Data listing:
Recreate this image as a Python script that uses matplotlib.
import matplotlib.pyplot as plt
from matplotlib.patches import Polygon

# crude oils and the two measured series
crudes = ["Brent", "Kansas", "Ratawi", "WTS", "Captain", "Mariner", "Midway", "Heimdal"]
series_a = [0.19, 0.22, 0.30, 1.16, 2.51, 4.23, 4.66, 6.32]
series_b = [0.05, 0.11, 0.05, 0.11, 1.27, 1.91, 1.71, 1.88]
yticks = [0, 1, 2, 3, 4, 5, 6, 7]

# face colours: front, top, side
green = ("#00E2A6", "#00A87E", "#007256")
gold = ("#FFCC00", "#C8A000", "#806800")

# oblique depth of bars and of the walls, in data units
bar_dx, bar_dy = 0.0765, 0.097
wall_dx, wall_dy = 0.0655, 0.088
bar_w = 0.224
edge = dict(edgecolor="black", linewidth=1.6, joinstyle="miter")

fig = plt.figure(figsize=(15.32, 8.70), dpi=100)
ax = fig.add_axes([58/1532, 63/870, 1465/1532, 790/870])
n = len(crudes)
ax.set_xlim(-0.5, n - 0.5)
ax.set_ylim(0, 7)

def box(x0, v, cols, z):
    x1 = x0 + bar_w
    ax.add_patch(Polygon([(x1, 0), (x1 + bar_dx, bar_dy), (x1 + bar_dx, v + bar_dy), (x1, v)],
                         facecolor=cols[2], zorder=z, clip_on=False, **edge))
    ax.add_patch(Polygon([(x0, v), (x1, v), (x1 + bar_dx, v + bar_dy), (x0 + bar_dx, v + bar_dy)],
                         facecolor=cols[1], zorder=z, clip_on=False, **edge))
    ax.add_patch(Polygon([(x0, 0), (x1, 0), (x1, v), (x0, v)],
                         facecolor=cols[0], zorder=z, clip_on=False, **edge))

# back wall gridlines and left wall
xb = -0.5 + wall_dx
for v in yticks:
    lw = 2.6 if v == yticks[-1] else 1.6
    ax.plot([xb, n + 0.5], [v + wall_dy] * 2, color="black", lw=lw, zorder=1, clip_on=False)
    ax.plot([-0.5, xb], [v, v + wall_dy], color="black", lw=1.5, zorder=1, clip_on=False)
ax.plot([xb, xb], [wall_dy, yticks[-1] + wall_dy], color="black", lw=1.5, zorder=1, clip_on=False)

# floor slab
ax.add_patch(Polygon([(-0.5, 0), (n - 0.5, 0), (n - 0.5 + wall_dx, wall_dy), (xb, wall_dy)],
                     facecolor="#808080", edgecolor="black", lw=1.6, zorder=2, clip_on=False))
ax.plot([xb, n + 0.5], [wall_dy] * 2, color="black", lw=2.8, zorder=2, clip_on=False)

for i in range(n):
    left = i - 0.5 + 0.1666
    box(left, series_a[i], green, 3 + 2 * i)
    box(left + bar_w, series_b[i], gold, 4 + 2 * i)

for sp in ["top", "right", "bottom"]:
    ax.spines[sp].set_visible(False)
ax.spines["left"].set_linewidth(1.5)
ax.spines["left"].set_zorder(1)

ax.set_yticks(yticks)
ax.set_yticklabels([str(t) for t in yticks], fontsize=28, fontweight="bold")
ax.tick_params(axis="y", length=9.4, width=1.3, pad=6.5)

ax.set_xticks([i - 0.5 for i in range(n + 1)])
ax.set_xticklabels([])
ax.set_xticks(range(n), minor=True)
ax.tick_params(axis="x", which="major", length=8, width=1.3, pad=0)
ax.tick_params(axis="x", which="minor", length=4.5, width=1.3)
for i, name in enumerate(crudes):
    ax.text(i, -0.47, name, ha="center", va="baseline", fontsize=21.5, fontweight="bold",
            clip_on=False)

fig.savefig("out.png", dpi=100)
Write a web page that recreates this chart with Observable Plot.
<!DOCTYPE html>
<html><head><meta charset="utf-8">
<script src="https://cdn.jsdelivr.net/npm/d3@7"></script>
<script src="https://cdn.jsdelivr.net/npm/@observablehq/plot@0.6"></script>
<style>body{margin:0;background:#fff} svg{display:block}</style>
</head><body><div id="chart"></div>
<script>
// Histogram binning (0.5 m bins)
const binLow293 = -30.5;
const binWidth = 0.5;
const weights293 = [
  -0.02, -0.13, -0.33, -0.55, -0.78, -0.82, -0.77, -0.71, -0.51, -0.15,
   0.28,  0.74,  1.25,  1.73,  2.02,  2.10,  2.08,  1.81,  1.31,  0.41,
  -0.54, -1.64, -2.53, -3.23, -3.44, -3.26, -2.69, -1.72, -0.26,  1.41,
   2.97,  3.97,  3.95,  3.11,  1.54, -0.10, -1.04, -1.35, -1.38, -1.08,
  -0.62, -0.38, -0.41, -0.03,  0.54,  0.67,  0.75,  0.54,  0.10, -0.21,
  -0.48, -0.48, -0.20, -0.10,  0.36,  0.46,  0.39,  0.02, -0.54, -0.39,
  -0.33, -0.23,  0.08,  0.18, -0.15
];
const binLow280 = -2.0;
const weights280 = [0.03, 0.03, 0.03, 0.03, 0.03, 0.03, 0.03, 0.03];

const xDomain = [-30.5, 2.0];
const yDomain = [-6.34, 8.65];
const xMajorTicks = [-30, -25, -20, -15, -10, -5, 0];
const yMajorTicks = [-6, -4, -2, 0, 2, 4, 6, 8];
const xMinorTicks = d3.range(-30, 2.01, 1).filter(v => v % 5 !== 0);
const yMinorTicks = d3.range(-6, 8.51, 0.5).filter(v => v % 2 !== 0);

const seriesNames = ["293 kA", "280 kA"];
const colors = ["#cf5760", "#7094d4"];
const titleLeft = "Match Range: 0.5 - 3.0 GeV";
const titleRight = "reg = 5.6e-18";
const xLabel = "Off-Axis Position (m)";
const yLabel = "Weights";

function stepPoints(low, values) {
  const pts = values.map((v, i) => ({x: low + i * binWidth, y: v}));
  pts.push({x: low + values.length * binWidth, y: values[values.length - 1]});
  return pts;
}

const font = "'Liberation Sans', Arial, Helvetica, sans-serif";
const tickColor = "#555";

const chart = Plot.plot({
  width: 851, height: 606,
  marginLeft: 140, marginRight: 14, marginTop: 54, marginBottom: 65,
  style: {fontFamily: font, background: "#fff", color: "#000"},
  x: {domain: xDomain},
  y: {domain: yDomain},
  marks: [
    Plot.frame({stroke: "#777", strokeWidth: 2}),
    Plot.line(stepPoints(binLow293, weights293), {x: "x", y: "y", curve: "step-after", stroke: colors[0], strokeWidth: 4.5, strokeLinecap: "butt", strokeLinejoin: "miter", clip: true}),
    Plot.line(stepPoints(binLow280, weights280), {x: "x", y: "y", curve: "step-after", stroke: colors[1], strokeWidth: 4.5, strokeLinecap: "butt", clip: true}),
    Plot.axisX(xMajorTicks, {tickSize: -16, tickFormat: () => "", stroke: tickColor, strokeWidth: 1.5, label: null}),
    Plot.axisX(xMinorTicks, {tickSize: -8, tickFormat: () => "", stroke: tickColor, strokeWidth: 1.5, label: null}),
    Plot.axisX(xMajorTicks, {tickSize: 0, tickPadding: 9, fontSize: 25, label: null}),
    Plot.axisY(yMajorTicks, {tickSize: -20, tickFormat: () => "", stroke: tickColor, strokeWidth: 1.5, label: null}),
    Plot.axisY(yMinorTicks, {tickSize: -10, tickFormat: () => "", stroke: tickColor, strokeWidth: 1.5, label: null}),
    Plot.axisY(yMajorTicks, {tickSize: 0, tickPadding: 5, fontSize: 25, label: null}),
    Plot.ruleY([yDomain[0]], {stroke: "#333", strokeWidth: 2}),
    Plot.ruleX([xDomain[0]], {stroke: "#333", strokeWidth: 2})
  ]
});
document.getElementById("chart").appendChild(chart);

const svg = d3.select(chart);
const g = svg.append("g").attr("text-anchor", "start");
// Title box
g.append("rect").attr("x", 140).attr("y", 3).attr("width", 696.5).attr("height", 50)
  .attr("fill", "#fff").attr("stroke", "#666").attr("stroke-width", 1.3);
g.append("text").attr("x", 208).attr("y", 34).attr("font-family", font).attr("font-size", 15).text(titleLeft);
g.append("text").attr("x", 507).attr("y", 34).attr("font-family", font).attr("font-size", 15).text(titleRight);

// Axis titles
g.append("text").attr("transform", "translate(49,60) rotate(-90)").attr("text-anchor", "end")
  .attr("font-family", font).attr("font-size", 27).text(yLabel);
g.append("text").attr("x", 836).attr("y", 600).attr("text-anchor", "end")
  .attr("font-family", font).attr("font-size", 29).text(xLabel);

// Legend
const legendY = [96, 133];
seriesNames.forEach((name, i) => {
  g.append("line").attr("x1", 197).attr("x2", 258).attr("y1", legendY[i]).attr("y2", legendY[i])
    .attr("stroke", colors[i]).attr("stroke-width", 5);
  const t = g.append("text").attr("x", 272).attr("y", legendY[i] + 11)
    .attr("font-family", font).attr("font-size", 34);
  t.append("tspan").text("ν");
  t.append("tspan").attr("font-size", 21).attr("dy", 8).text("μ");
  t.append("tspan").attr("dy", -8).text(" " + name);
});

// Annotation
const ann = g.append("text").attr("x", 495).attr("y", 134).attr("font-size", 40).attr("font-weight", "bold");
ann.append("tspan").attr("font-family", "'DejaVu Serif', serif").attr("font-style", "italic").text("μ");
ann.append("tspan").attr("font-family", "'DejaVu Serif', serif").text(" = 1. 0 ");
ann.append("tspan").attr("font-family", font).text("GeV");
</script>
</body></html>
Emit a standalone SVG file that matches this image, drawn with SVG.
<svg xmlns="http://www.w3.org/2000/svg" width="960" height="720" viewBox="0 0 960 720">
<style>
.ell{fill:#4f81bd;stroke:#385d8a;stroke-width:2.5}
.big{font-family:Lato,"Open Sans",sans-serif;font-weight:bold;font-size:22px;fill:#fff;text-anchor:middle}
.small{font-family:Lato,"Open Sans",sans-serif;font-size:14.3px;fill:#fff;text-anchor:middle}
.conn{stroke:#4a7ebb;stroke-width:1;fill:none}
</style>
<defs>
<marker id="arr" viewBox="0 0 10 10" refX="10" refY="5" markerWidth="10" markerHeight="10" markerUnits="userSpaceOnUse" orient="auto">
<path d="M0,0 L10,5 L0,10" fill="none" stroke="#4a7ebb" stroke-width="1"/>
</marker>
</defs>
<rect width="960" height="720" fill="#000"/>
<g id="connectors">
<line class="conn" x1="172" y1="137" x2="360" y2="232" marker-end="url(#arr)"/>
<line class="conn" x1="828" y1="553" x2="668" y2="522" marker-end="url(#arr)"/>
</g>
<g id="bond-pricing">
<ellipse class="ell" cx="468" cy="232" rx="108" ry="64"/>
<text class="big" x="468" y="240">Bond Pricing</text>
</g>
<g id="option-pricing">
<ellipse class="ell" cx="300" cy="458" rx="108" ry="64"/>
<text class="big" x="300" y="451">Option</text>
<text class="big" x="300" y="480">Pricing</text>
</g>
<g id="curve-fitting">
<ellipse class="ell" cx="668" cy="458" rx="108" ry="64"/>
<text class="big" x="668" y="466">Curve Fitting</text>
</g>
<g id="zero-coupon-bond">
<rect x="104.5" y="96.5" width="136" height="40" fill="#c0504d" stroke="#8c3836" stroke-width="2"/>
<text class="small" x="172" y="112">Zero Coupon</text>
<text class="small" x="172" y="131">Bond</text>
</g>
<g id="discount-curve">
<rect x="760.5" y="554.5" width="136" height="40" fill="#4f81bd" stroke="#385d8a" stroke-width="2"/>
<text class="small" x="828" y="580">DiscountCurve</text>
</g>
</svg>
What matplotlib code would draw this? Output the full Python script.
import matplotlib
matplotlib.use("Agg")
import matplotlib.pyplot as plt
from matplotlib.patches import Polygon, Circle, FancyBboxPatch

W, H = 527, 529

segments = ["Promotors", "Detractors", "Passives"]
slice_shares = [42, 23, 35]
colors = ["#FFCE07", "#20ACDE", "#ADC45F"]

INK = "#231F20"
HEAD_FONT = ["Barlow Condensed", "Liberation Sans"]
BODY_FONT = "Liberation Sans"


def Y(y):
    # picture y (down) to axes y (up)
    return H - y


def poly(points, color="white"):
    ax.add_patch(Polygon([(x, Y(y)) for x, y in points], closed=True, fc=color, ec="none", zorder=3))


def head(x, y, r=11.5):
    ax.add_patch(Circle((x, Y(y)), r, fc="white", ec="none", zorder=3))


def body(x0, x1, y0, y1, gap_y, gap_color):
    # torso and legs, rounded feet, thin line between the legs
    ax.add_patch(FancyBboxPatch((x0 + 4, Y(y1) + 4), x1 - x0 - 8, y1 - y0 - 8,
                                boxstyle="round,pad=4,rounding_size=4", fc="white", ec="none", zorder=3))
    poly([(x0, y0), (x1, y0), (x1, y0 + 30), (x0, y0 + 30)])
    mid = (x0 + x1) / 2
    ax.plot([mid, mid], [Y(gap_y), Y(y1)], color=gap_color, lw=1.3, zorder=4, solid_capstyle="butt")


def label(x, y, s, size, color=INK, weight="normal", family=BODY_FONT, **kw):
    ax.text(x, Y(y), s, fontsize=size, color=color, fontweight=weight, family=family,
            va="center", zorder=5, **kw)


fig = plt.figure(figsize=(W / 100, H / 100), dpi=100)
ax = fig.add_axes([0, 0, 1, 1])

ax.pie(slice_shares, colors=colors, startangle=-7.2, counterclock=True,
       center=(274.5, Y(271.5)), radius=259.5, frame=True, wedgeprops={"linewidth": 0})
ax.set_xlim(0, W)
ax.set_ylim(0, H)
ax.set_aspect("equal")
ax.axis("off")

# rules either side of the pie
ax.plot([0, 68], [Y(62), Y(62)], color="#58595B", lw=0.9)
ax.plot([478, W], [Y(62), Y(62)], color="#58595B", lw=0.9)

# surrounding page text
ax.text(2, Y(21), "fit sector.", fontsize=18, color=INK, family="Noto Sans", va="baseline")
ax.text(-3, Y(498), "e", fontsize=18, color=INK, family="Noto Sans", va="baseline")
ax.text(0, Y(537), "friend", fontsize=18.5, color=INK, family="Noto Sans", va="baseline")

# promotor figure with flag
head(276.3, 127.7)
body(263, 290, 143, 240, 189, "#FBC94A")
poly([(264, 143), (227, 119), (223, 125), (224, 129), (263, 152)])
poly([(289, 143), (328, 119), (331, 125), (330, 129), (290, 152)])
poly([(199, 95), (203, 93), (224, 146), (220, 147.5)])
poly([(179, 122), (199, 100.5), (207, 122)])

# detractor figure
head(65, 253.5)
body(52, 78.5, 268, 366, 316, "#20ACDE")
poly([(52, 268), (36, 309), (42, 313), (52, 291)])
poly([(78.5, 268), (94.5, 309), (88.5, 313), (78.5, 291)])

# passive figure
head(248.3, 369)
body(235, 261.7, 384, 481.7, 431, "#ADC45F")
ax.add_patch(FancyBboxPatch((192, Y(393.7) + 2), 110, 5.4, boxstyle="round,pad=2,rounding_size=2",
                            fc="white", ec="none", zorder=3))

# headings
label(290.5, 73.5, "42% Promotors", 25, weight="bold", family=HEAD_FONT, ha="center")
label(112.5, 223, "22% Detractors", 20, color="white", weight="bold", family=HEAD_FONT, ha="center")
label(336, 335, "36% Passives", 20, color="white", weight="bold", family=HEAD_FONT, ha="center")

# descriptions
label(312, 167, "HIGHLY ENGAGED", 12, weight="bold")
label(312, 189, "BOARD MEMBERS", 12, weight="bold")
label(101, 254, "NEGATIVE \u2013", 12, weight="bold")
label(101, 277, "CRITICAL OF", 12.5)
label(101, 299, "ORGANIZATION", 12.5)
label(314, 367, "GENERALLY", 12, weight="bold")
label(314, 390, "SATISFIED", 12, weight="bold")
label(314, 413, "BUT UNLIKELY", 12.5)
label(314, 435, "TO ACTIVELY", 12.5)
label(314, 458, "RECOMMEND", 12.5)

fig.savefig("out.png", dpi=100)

What is required: From the first line above through the line that contains "ax.set_ylim(0, 7)", quote each line exactly. Output nothing more.

Worked answer:
Recreate this image as a Python script that uses matplotlib.
import matplotlib.pyplot as plt
from matplotlib.patches import Polygon

# crude oils and the two measured series
crudes = ["Brent", "Kansas", "Ratawi", "WTS", "Captain", "Mariner", "Midway", "Heimdal"]
series_a = [0.19, 0.22, 0.30, 1.16, 2.51, 4.23, 4.66, 6.32]
series_b = [0.05, 0.11, 0.05, 0.11, 1.27, 1.91, 1.71, 1.88]
yticks = [0, 1, 2, 3, 4, 5, 6, 7]

# face colours: front, top, side
green = ("#00E2A6", "#00A87E", "#007256")
gold = ("#FFCC00", "#C8A000", "#806800")

# oblique depth of bars and of the walls, in data units
bar_dx, bar_dy = 0.0765, 0.097
wall_dx, wall_dy = 0.0655, 0.088
bar_w = 0.224
edge = dict(edgecolor="black", linewidth=1.6, joinstyle="miter")

fig = plt.figure(figsize=(15.32, 8.70), dpi=100)
ax = fig.add_axes([58/1532, 63/870, 1465/1532, 790/870])
n = len(crudes)
ax.set_xlim(-0.5, n - 0.5)
ax.set_ylim(0, 7)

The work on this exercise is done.